Proponents of electric vehicles like to point out that some of the first cars in America were battery powered and that in the late 1800s, these cars held many of the land-speed and distance records. Through various actions by the oil and auto industries—some call them conspiracies—electric cars were phased out. Then, after a successful experiment in California in the 1990s, recounted in the documentary Who Killed the Electric Car?, they were phased out again. It’s been difficult to build a sustained and cohesive electric-car movement, explained Lee Hart, an engineer and member of the Minnesota Electric Auto Association, a group formed just last year. “If you are interested in electric cars you are an iconoclast,” he said. “We’re like farmers. We’ll trade technical information on how to do things.

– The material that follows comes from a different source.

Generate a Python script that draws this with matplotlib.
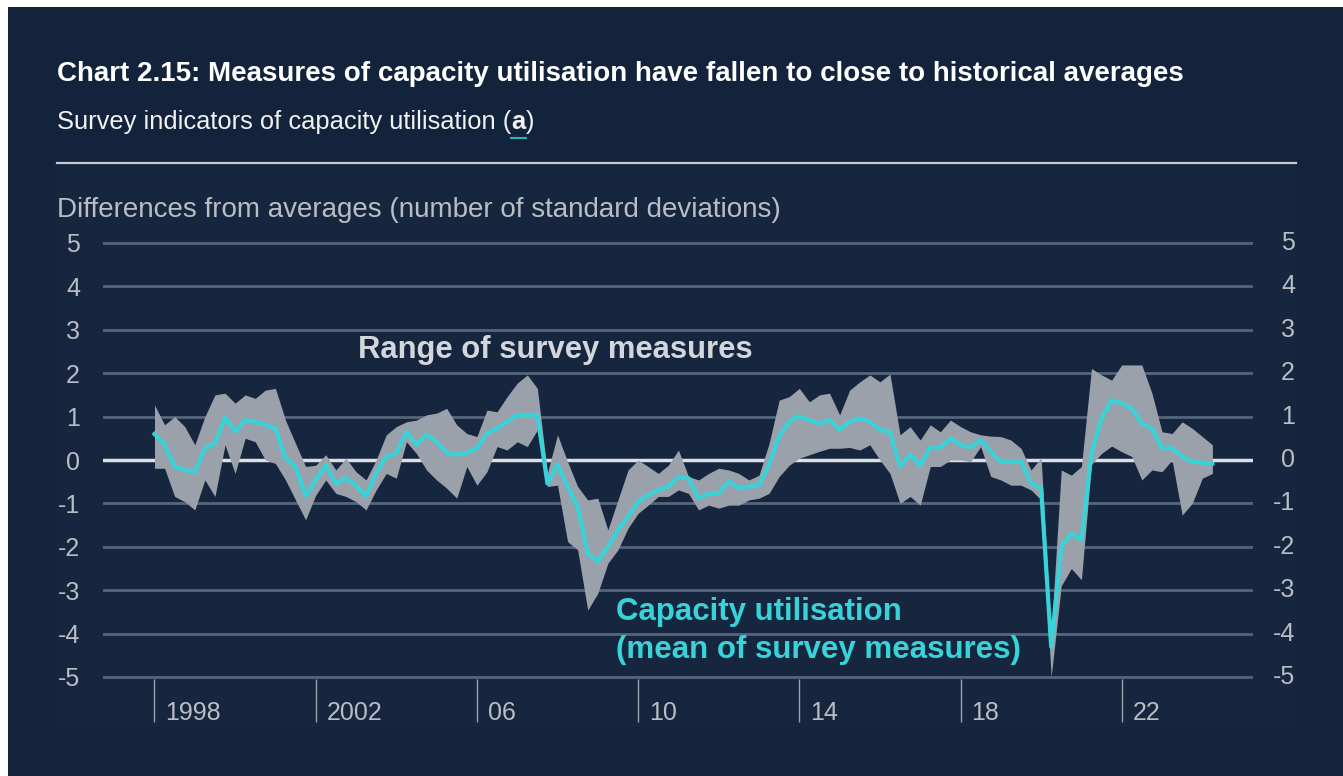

But when it comes to political action, it goes nowhere. We don’t lobby. We don’t have lawyers.”

Hart, who can talk for the better part of an hour about battery technology, is on his fourth electric car, a 1980 Renault he converted himself by the curb in front of his house. The car, which is powered by a dozen “plain old lead acid batteries,” was “intended as a short-range vehicle, a get-me-to-work car. I only needed a range of thirty miles or so.” Yet this self-proclaimed evangelist, like other electric-car pioneers toiling away out there, has big plans. He intends to build a vehicle that may go three hundred miles on a single charge. It’s a version of a model designed in the late 1990s called the Sunrise. If all goes well, he will sell the car as a kit—thus avoiding various federal regulations—that the average person could assemble with bolts and a wrench.

Hardcore enthusiasts sometimes refer to neighborhood electric vehicles or NEVs, a category of automobile created in 1998 by the National Highway Traffic Safety Administration, as “glorified golf carts.” But they don’t necessarily mean that disparagingly. “John is doing great work,” Hart said. The problem, if you ask him, rests with the various state legislatures, which have limited the cars to twenty-five miles per hour. “They’ve restricted them to where they can’t be used.”

More than forty states allow NEVs on public roadways. Minnesota passed its law just last year, thanks to a bill sponsored by Senator Paul Koering. Of e-ride, he said, “They asked me to come over and tour the factory and I was so impressed. They look like little Hummers. I want one!” According to Koering, the legislation generated very little opposition. In fact, at some point the state may offer a tax credit toward the purchase of an electric vehicle (supplementing federal credits). “I’ve gotta tell you, with the new members of the legislature,” he said, “the tone that I’m hearing, people are on the environmental bandwagon. I feel like the pendulum has swung. People are getting more excited about this every day, and rightfully so. None of us are happy with the war in Iraq and we want to see less dependence on foreign oil so we can say to the Middle East, Take your oil and gas and shove it.”

Indeed, it was after the World Trade Center attacks and the attendant stock-market disaster that Herou’s golf-cart business dried up. “Nobody from overseas was buying anything at that time,” he explained. And so in 2003, with gas prices on the rise, he turned his efforts to electric cars. It was a logical progression. “About eighty-five percent of what we sold had never seen a golf course, anyway,” Herou said, referring to their use in retirement and other planned communities. “Plus, people wanted larger vehicles that would go farther and carry more.”